━━━ MATERIAL PROVIDED ━━━

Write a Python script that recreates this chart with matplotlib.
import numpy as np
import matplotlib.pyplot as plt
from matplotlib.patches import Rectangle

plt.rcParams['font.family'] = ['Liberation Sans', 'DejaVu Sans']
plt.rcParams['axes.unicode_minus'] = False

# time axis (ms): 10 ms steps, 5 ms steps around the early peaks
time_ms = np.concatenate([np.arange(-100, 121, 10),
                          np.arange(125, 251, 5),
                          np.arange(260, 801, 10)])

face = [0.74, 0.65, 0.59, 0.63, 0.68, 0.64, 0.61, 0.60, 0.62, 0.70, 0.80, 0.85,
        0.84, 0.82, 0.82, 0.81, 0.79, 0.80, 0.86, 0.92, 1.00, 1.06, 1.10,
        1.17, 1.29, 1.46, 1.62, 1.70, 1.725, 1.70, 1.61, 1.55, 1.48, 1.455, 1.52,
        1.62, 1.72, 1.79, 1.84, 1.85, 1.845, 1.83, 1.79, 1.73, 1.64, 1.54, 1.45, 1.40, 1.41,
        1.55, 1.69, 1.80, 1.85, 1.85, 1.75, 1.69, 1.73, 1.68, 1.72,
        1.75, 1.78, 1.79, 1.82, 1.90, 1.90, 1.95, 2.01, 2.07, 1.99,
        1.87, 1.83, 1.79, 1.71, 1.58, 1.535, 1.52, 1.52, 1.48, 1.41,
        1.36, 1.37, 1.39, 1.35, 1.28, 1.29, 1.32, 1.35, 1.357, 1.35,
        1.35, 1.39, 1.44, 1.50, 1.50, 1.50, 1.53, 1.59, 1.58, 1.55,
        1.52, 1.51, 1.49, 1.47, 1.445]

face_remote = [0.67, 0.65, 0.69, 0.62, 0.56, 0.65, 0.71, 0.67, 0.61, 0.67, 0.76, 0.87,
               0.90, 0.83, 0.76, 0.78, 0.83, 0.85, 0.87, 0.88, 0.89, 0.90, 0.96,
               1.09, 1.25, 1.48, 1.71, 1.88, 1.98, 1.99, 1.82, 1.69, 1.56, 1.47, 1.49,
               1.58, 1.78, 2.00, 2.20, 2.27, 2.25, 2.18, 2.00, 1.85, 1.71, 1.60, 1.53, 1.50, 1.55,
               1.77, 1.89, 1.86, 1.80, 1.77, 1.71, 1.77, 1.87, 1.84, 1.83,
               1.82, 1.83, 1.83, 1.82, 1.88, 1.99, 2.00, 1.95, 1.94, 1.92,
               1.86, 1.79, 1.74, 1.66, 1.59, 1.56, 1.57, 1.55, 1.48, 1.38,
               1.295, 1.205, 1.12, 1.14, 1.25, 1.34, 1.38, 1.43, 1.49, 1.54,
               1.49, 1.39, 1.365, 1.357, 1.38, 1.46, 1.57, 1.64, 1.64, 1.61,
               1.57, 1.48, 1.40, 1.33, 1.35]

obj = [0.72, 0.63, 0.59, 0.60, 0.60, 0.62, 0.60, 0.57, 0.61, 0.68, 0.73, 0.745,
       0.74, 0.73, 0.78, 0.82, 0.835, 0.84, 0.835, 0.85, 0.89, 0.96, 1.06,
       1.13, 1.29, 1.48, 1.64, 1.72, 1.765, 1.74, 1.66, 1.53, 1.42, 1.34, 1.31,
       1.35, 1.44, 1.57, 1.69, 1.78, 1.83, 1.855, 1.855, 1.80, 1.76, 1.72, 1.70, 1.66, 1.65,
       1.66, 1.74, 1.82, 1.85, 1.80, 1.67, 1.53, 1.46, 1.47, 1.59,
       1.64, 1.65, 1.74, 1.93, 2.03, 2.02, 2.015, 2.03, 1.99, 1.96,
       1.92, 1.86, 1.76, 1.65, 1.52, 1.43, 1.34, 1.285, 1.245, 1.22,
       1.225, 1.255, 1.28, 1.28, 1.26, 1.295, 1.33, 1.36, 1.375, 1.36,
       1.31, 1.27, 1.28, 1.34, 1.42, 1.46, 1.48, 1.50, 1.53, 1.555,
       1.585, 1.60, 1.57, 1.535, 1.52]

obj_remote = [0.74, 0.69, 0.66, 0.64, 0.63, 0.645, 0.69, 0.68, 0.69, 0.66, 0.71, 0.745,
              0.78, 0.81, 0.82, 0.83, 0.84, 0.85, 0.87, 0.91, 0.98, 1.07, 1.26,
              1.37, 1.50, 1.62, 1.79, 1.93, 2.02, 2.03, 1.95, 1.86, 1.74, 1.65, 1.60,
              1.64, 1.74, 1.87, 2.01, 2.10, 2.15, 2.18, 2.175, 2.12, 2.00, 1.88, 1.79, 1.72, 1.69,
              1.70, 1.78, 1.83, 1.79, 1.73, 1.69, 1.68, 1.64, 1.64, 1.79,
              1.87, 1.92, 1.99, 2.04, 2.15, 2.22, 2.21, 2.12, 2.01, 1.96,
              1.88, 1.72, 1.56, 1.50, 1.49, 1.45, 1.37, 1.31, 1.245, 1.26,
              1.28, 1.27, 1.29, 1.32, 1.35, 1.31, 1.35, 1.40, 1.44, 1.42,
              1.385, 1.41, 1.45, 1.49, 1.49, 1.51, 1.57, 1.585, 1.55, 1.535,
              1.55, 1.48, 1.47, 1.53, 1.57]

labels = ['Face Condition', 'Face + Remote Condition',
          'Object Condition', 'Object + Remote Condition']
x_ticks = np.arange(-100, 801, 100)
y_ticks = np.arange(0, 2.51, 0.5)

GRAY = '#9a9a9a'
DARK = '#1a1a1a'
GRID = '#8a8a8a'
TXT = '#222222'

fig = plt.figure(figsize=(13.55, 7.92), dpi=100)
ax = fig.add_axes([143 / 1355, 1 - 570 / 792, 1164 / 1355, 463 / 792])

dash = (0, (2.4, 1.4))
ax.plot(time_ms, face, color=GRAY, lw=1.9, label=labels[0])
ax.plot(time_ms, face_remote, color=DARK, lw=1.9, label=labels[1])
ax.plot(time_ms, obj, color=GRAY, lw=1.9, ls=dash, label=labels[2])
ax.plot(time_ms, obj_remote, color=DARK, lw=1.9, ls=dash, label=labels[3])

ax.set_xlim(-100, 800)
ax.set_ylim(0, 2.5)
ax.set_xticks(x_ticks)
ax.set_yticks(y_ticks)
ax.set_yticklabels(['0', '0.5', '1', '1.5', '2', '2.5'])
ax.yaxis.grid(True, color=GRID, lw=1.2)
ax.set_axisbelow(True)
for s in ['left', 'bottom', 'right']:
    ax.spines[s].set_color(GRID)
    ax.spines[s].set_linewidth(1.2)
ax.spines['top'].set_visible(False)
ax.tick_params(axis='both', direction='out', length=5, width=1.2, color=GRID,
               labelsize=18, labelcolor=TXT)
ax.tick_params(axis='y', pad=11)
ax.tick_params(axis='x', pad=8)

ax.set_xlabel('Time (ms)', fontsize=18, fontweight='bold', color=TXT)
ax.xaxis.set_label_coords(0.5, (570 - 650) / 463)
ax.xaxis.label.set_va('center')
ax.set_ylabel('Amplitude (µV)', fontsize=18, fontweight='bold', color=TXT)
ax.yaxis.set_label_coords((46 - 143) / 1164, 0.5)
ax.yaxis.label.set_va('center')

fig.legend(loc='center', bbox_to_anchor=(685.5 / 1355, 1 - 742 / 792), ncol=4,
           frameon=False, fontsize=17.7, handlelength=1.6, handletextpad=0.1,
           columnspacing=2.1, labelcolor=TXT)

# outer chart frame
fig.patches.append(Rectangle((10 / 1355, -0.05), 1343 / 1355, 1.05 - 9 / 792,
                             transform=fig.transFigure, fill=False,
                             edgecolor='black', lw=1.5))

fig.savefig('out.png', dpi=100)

━━━

> **INSTRUCTION**:
Using the data above, return each line exactly as written.

> **SOLUTION**:
Write a Python script that recreates this chart with matplotlib.
import numpy as np
import matplotlib.pyplot as plt
from matplotlib.patches import Rectangle

plt.rcParams['font.family'] = ['Liberation Sans', 'DejaVu Sans']
plt.rcParams['axes.unicode_minus'] = False

# time axis (ms): 10 ms steps, 5 ms steps around the early peaks
time_ms = np.concatenate([np.arange(-100, 121, 10),
                          np.arange(125, 251, 5),
                          np.arange(260, 801, 10)])

face = [0.74, 0.65, 0.59, 0.63, 0.68, 0.64, 0.61, 0.60, 0.62, 0.70, 0.80, 0.85,
        0.84, 0.82, 0.82, 0.81, 0.79, 0.80, 0.86, 0.92, 1.00, 1.06, 1.10,
        1.17, 1.29, 1.46, 1.62, 1.70, 1.725, 1.70, 1.61, 1.55, 1.48, 1.455, 1.52,
        1.62, 1.72, 1.79, 1.84, 1.85, 1.845, 1.83, 1.79, 1.73, 1.64, 1.54, 1.45, 1.40, 1.41,
        1.55, 1.69, 1.80, 1.85, 1.85, 1.75, 1.69, 1.73, 1.68, 1.72,
        1.75, 1.78, 1.79, 1.82, 1.90, 1.90, 1.95, 2.01, 2.07, 1.99,
        1.87, 1.83, 1.79, 1.71, 1.58, 1.535, 1.52, 1.52, 1.48, 1.41,
        1.36, 1.37, 1.39, 1.35, 1.28, 1.29, 1.32, 1.35, 1.357, 1.35,
        1.35, 1.39, 1.44, 1.50, 1.50, 1.50, 1.53, 1.59, 1.58, 1.55,
        1.52, 1.51, 1.49, 1.47, 1.445]

face_remote = [0.67, 0.65, 0.69, 0.62, 0.56, 0.65, 0.71, 0.67, 0.61, 0.67, 0.76, 0.87,
               0.90, 0.83, 0.76, 0.78, 0.83, 0.85, 0.87, 0.88, 0.89, 0.90, 0.96,
               1.09, 1.25, 1.48, 1.71, 1.88, 1.98, 1.99, 1.82, 1.69, 1.56, 1.47, 1.49,
               1.58, 1.78, 2.00, 2.20, 2.27, 2.25, 2.18, 2.00, 1.85, 1.71, 1.60, 1.53, 1.50, 1.55,
               1.77, 1.89, 1.86, 1.80, 1.77, 1.71, 1.77, 1.87, 1.84, 1.83,
               1.82, 1.83, 1.83, 1.82, 1.88, 1.99, 2.00, 1.95, 1.94, 1.92,
               1.86, 1.79, 1.74, 1.66, 1.59, 1.56, 1.57, 1.55, 1.48, 1.38,
               1.295, 1.205, 1.12, 1.14, 1.25, 1.34, 1.38, 1.43, 1.49, 1.54,
               1.49, 1.39, 1.365, 1.357, 1.38, 1.46, 1.57, 1.64, 1.64, 1.61,
               1.57, 1.48, 1.40, 1.33, 1.35]

obj = [0.72, 0.63, 0.59, 0.60, 0.60, 0.62, 0.60, 0.57, 0.61, 0.68, 0.73, 0.745,
       0.74, 0.73, 0.78, 0.82, 0.835, 0.84, 0.835, 0.85, 0.89, 0.96, 1.06,
       1.13, 1.29, 1.48, 1.64, 1.72, 1.765, 1.74, 1.66, 1.53, 1.42, 1.34, 1.31,
       1.35, 1.44, 1.57, 1.69, 1.78, 1.83, 1.855, 1.855, 1.80, 1.76, 1.72, 1.70, 1.66, 1.65,
       1.66, 1.74, 1.82, 1.85, 1.80, 1.67, 1.53, 1.46, 1.47, 1.59,
       1.64, 1.65, 1.74, 1.93, 2.03, 2.02, 2.015, 2.03, 1.99, 1.96,
       1.92, 1.86, 1.76, 1.65, 1.52, 1.43, 1.34, 1.285, 1.245, 1.22,
       1.225, 1.255, 1.28, 1.28, 1.26, 1.295, 1.33, 1.36, 1.375, 1.36,
       1.31, 1.27, 1.28, 1.34, 1.42, 1.46, 1.48, 1.50, 1.53, 1.555,
       1.585, 1.60, 1.57, 1.535, 1.52]

obj_remote = [0.74, 0.69, 0.66, 0.64, 0.63, 0.645, 0.69, 0.68, 0.69, 0.66, 0.71, 0.745,
              0.78, 0.81, 0.82, 0.83, 0.84, 0.85, 0.87, 0.91, 0.98, 1.07, 1.26,
              1.37, 1.50, 1.62, 1.79, 1.93, 2.02, 2.03, 1.95, 1.86, 1.74, 1.65, 1.60,
              1.64, 1.74, 1.87, 2.01, 2.10, 2.15, 2.18, 2.175, 2.12, 2.00, 1.88, 1.79, 1.72, 1.69,
              1.70, 1.78, 1.83, 1.79, 1.73, 1.69, 1.68, 1.64, 1.64, 1.79,
              1.87, 1.92, 1.99, 2.04, 2.15, 2.22, 2.21, 2.12, 2.01, 1.96,
              1.88, 1.72, 1.56, 1.50, 1.49, 1.45, 1.37, 1.31, 1.245, 1.26,
              1.28, 1.27, 1.29, 1.32, 1.35, 1.31, 1.35, 1.40, 1.44, 1.42,
              1.385, 1.41, 1.45, 1.49, 1.49, 1.51, 1.57, 1.585, 1.55, 1.535,
              1.55, 1.48, 1.47, 1.53, 1.57]

labels = ['Face Condition', 'Face + Remote Condition',
          'Object Condition', 'Object + Remote Condition']
x_ticks = np.arange(-100, 801, 100)
y_ticks = np.arange(0, 2.51, 0.5)

GRAY = '#9a9a9a'
DARK = '#1a1a1a'
GRID = '#8a8a8a'
TXT = '#222222'

fig = plt.figure(figsize=(13.55, 7.92), dpi=100)
ax = fig.add_axes([143 / 1355, 1 - 570 / 792, 1164 / 1355, 463 / 792])

dash = (0, (2.4, 1.4))
ax.plot(time_ms, face, color=GRAY, lw=1.9, label=labels[0])
ax.plot(time_ms, face_remote, color=DARK, lw=1.9, label=labels[1])
ax.plot(time_ms, obj, color=GRAY, lw=1.9, ls=dash, label=labels[2])
ax.plot(time_ms, obj_remote, color=DARK, lw=1.9, ls=dash, label=labels[3])

ax.set_xlim(-100, 800)
ax.set_ylim(0, 2.5)
ax.set_xticks(x_ticks)
ax.set_yticks(y_ticks)
ax.set_yticklabels(['0', '0.5', '1', '1.5', '2', '2.5'])
ax.yaxis.grid(True, color=GRID, lw=1.2)
ax.set_axisbelow(True)
for s in ['left', 'bottom', 'right']:
    ax.spines[s].set_color(GRID)
    ax.spines[s].set_linewidth(1.2)
ax.spines['top'].set_visible(False)
ax.tick_params(axis='both', direction='out', length=5, width=1.2, color=GRID,
               labelsize=18, labelcolor=TXT)
ax.tick_params(axis='y', pad=11)
ax.tick_params(axis='x', pad=8)

ax.set_xlabel('Time (ms)', fontsize=18, fontweight='bold', color=TXT)
ax.xaxis.set_label_coords(0.5, (570 - 650) / 463)
ax.xaxis.label.set_va('center')
ax.set_ylabel('Amplitude (µV)', fontsize=18, fontweight='bold', color=TXT)
ax.yaxis.set_label_coords((46 - 143) / 1164, 0.5)
ax.yaxis.label.set_va('center')

fig.legend(loc='center', bbox_to_anchor=(685.5 / 1355, 1 - 742 / 792), ncol=4,
           frameon=False, fontsize=17.7, handlelength=1.6, handletextpad=0.1,
           columnspacing=2.1, labelcolor=TXT)

# outer chart frame
fig.patches.append(Rectangle((10 / 1355, -0.05), 1343 / 1355, 1.05 - 9 / 792,
                             transform=fig.transFigure, fill=False,
                             edgecolor='black', lw=1.5))

fig.savefig('out.png', dpi=100)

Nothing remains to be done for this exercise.